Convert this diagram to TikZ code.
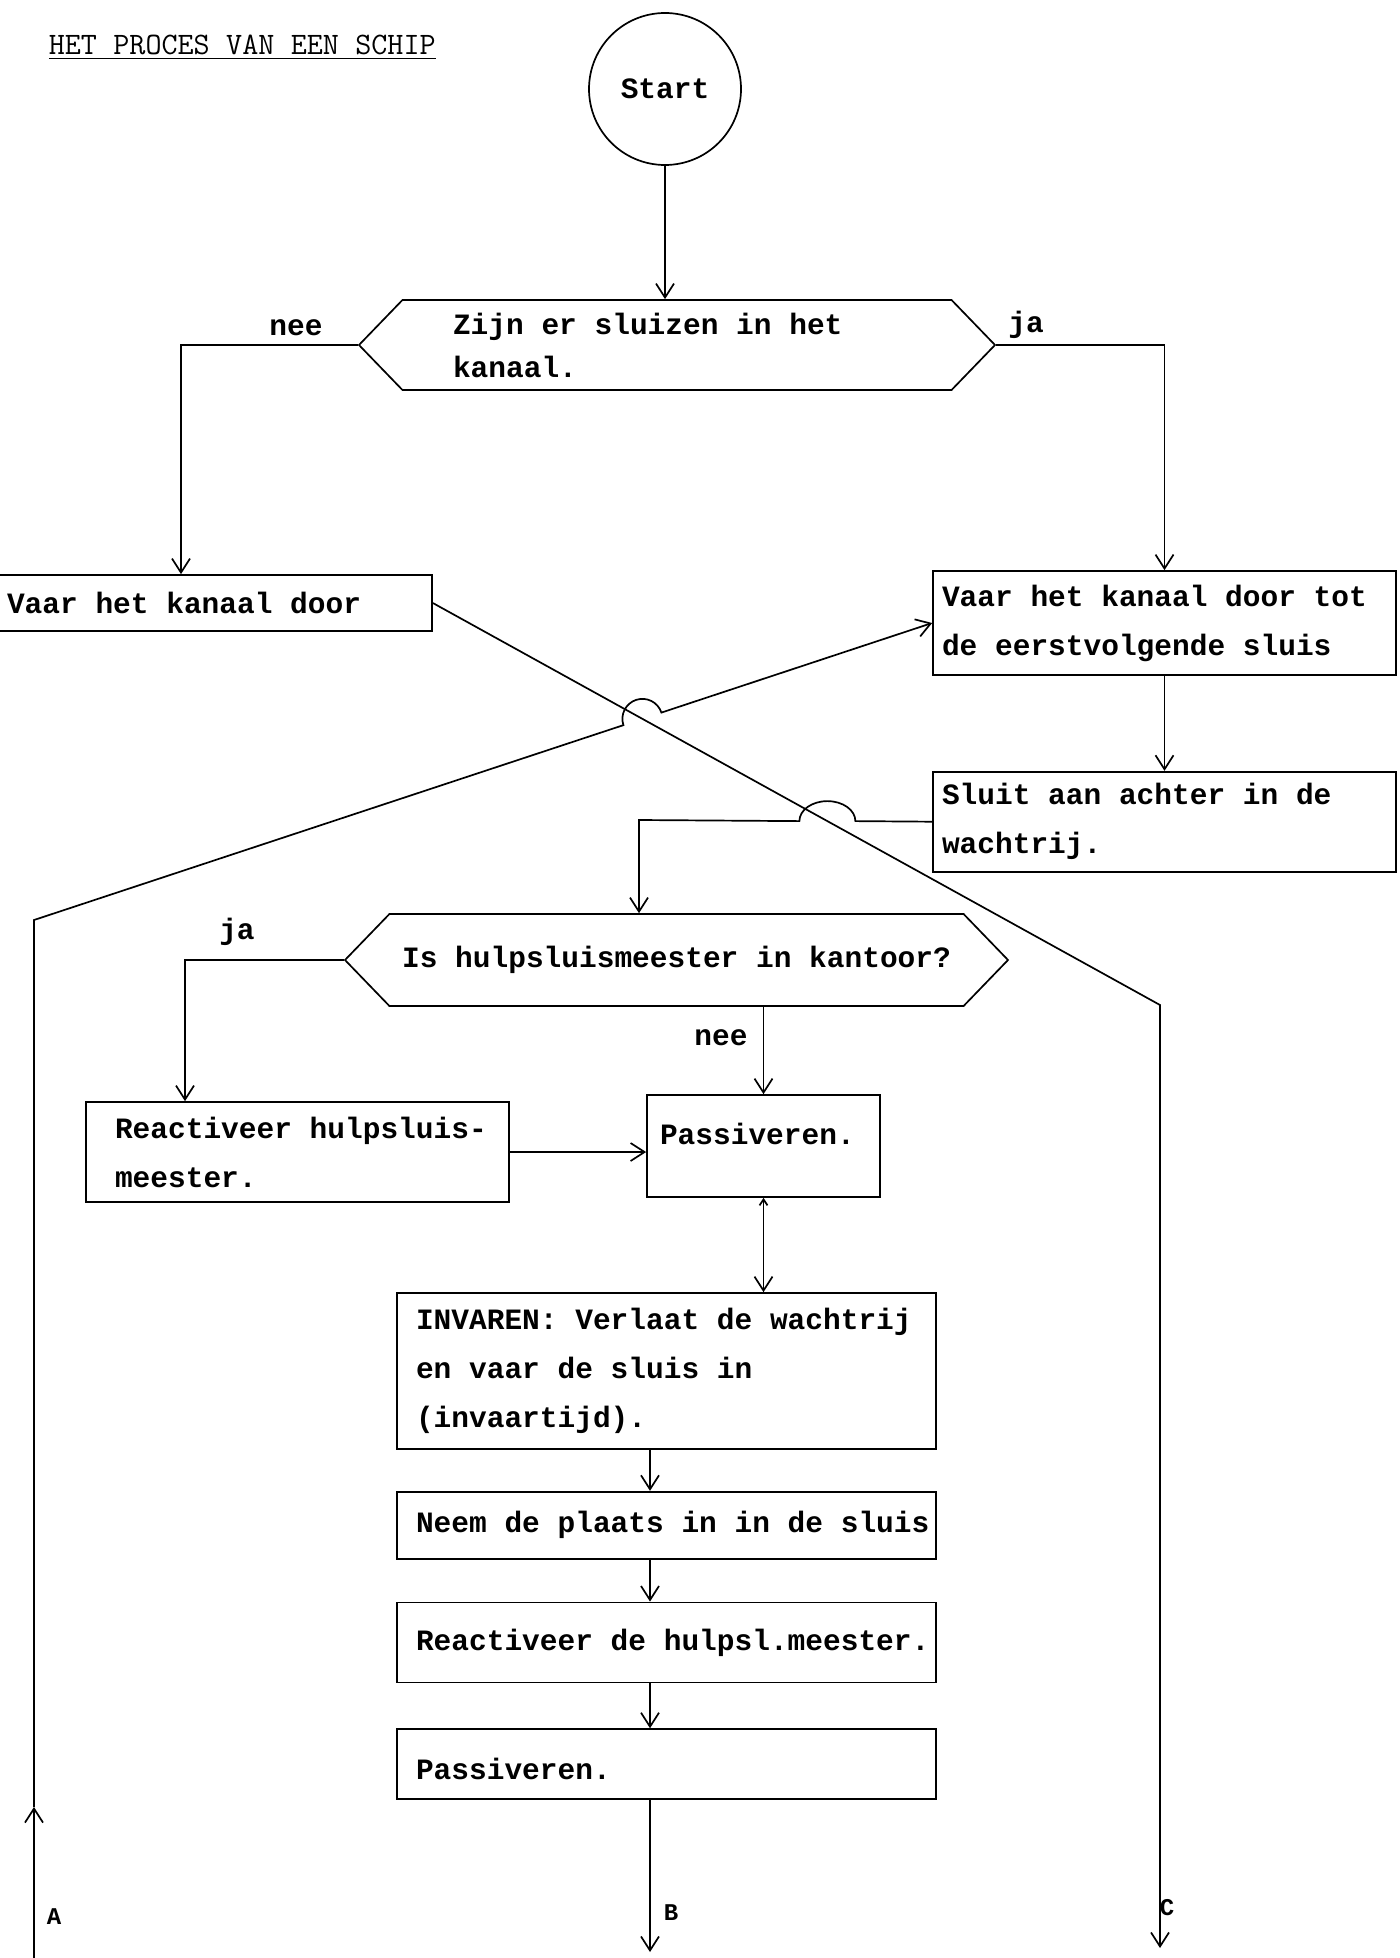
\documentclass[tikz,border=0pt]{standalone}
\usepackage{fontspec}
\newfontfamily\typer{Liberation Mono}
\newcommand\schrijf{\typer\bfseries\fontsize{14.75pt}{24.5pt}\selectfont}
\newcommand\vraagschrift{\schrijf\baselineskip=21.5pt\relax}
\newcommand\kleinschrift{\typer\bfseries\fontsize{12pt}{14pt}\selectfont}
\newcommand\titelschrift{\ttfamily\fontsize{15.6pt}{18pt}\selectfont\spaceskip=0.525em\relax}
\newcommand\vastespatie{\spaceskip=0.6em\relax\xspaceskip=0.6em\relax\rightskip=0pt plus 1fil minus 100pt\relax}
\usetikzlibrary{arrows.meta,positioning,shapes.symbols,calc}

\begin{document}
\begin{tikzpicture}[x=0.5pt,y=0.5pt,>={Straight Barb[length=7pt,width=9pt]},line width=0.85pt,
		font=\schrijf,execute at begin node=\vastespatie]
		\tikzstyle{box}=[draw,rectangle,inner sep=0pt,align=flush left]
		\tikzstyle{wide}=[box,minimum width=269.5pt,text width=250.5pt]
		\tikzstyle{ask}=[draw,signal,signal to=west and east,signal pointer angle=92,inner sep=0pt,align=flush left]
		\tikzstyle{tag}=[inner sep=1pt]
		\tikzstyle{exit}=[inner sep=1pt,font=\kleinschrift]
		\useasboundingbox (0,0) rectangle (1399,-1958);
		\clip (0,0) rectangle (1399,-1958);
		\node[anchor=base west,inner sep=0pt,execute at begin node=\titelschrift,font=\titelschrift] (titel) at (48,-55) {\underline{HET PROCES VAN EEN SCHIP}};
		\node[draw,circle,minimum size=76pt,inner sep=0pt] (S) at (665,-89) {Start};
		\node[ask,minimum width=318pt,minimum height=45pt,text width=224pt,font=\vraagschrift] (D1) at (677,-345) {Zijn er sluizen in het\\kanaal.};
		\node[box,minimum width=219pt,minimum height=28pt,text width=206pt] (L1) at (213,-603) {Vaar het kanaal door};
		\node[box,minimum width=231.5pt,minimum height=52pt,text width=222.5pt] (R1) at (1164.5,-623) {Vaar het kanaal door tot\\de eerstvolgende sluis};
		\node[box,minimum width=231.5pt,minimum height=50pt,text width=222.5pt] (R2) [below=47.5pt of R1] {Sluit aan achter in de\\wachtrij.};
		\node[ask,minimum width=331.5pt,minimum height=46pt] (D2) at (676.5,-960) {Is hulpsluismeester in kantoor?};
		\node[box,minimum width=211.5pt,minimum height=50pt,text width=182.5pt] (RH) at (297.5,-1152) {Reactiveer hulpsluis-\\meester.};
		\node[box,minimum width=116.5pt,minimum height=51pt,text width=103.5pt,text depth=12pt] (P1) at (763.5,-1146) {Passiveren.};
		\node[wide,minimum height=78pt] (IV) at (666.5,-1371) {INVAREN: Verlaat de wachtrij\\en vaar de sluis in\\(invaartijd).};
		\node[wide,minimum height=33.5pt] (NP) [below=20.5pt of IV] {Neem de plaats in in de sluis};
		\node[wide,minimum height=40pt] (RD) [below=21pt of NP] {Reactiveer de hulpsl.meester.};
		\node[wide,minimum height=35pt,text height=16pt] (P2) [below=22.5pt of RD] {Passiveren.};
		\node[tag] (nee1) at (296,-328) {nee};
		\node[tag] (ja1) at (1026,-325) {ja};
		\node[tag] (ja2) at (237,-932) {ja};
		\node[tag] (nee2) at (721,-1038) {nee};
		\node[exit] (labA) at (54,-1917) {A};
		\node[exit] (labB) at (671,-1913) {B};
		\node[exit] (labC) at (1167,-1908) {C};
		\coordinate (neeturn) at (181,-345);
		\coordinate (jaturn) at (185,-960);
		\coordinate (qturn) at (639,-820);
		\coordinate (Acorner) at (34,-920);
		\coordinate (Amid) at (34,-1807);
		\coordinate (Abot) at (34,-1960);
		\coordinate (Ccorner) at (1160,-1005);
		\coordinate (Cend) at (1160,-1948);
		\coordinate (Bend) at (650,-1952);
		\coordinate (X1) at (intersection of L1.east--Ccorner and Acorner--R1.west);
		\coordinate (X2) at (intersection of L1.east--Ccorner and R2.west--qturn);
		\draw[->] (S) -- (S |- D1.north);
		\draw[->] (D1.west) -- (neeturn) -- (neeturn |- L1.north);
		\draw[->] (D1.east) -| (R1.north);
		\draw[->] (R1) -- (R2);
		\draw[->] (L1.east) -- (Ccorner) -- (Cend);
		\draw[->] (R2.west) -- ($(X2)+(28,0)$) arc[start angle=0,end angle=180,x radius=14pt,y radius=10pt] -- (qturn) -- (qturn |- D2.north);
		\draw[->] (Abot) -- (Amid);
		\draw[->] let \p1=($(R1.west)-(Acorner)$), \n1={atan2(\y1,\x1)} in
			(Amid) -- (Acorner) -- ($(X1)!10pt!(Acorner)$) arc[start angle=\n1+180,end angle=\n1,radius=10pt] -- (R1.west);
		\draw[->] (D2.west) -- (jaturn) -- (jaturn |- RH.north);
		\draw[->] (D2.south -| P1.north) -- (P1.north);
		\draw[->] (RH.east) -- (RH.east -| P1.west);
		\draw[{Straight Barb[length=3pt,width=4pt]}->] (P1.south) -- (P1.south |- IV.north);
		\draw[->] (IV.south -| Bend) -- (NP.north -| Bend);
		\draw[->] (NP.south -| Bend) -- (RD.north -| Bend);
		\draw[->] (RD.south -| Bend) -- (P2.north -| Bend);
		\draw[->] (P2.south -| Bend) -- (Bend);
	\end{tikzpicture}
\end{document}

________

◆ TASK INSTRUCTIONS ◆
All of the lines above should be retyped precisely, apart from the pictures.

◆ RESULT OF THE TASK ◆
Convert this diagram to TikZ code.
\documentclass[tikz,border=0pt]{standalone}
\usepackage{fontspec}
\newfontfamily\typer{Liberation Mono}
\newcommand\schrijf{\typer\bfseries\fontsize{14.75pt}{24.5pt}\selectfont}
\newcommand\vraagschrift{\schrijf\baselineskip=21.5pt\relax}
\newcommand\kleinschrift{\typer\bfseries\fontsize{12pt}{14pt}\selectfont}
\newcommand\titelschrift{\ttfamily\fontsize{15.6pt}{18pt}\selectfont\spaceskip=0.525em\relax}
\newcommand\vastespatie{\spaceskip=0.6em\relax\xspaceskip=0.6em\relax\rightskip=0pt plus 1fil minus 100pt\relax}
\usetikzlibrary{arrows.meta,positioning,shapes.symbols,calc}

\begin{document}
\begin{tikzpicture}[x=0.5pt,y=0.5pt,>={Straight Barb[length=7pt,width=9pt]},line width=0.85pt,
		font=\schrijf,execute at begin node=\vastespatie]
		\tikzstyle{box}=[draw,rectangle,inner sep=0pt,align=flush left]
		\tikzstyle{wide}=[box,minimum width=269.5pt,text width=250.5pt]
		\tikzstyle{ask}=[draw,signal,signal to=west and east,signal pointer angle=92,inner sep=0pt,align=flush left]
		\tikzstyle{tag}=[inner sep=1pt]
		\tikzstyle{exit}=[inner sep=1pt,font=\kleinschrift]
		\useasboundingbox (0,0) rectangle (1399,-1958);
		\clip (0,0) rectangle (1399,-1958);
		\node[anchor=base west,inner sep=0pt,execute at begin node=\titelschrift,font=\titelschrift] (titel) at (48,-55) {\underline{HET PROCES VAN EEN SCHIP}};
		\node[draw,circle,minimum size=76pt,inner sep=0pt] (S) at (665,-89) {Start};
		\node[ask,minimum width=318pt,minimum height=45pt,text width=224pt,font=\vraagschrift] (D1) at (677,-345) {Zijn er sluizen in het\\kanaal.};
		\node[box,minimum width=219pt,minimum height=28pt,text width=206pt] (L1) at (213,-603) {Vaar het kanaal door};
		\node[box,minimum width=231.5pt,minimum height=52pt,text width=222.5pt] (R1) at (1164.5,-623) {Vaar het kanaal door tot\\de eerstvolgende sluis};
		\node[box,minimum width=231.5pt,minimum height=50pt,text width=222.5pt] (R2) [below=47.5pt of R1] {Sluit aan achter in de\\wachtrij.};
		\node[ask,minimum width=331.5pt,minimum height=46pt] (D2) at (676.5,-960) {Is hulpsluismeester in kantoor?};
		\node[box,minimum width=211.5pt,minimum height=50pt,text width=182.5pt] (RH) at (297.5,-1152) {Reactiveer hulpsluis-\\meester.};
		\node[box,minimum width=116.5pt,minimum height=51pt,text width=103.5pt,text depth=12pt] (P1) at (763.5,-1146) {Passiveren.};
		\node[wide,minimum height=78pt] (IV) at (666.5,-1371) {INVAREN: Verlaat de wachtrij\\en vaar de sluis in\\(invaartijd).};
		\node[wide,minimum height=33.5pt] (NP) [below=20.5pt of IV] {Neem de plaats in in de sluis};
		\node[wide,minimum height=40pt] (RD) [below=21pt of NP] {Reactiveer de hulpsl.meester.};
		\node[wide,minimum height=35pt,text height=16pt] (P2) [below=22.5pt of RD] {Passiveren.};
		\node[tag] (nee1) at (296,-328) {nee};
		\node[tag] (ja1) at (1026,-325) {ja};
		\node[tag] (ja2) at (237,-932) {ja};
		\node[tag] (nee2) at (721,-1038) {nee};
		\node[exit] (labA) at (54,-1917) {A};
		\node[exit] (labB) at (671,-1913) {B};
		\node[exit] (labC) at (1167,-1908) {C};
		\coordinate (neeturn) at (181,-345);
		\coordinate (jaturn) at (185,-960);
		\coordinate (qturn) at (639,-820);
		\coordinate (Acorner) at (34,-920);
		\coordinate (Amid) at (34,-1807);
		\coordinate (Abot) at (34,-1960);
		\coordinate (Ccorner) at (1160,-1005);
		\coordinate (Cend) at (1160,-1948);
		\coordinate (Bend) at (650,-1952);
		\coordinate (X1) at (intersection of L1.east--Ccorner and Acorner--R1.west);
		\coordinate (X2) at (intersection of L1.east--Ccorner and R2.west--qturn);
		\draw[->] (S) -- (S |- D1.north);
		\draw[->] (D1.west) -- (neeturn) -- (neeturn |- L1.north);
		\draw[->] (D1.east) -| (R1.north);
		\draw[->] (R1) -- (R2);
		\draw[->] (L1.east) -- (Ccorner) -- (Cend);
		\draw[->] (R2.west) -- ($(X2)+(28,0)$) arc[start angle=0,end angle=180,x radius=14pt,y radius=10pt] -- (qturn) -- (qturn |- D2.north);
		\draw[->] (Abot) -- (Amid);
		\draw[->] let \p1=($(R1.west)-(Acorner)$), \n1={atan2(\y1,\x1)} in
			(Amid) -- (Acorner) -- ($(X1)!10pt!(Acorner)$) arc[start angle=\n1+180,end angle=\n1,radius=10pt] -- (R1.west);
		\draw[->] (D2.west) -- (jaturn) -- (jaturn |- RH.north);
		\draw[->] (D2.south -| P1.north) -- (P1.north);
		\draw[->] (RH.east) -- (RH.east -| P1.west);
		\draw[{Straight Barb[length=3pt,width=4pt]}->] (P1.south) -- (P1.south |- IV.north);
		\draw[->] (IV.south -| Bend) -- (NP.north -| Bend);
		\draw[->] (NP.south -| Bend) -- (RD.north -| Bend);
		\draw[->] (RD.south -| Bend) -- (P2.north -| Bend);
		\draw[->] (P2.south -| Bend) -- (Bend);
	\end{tikzpicture}
\end{document}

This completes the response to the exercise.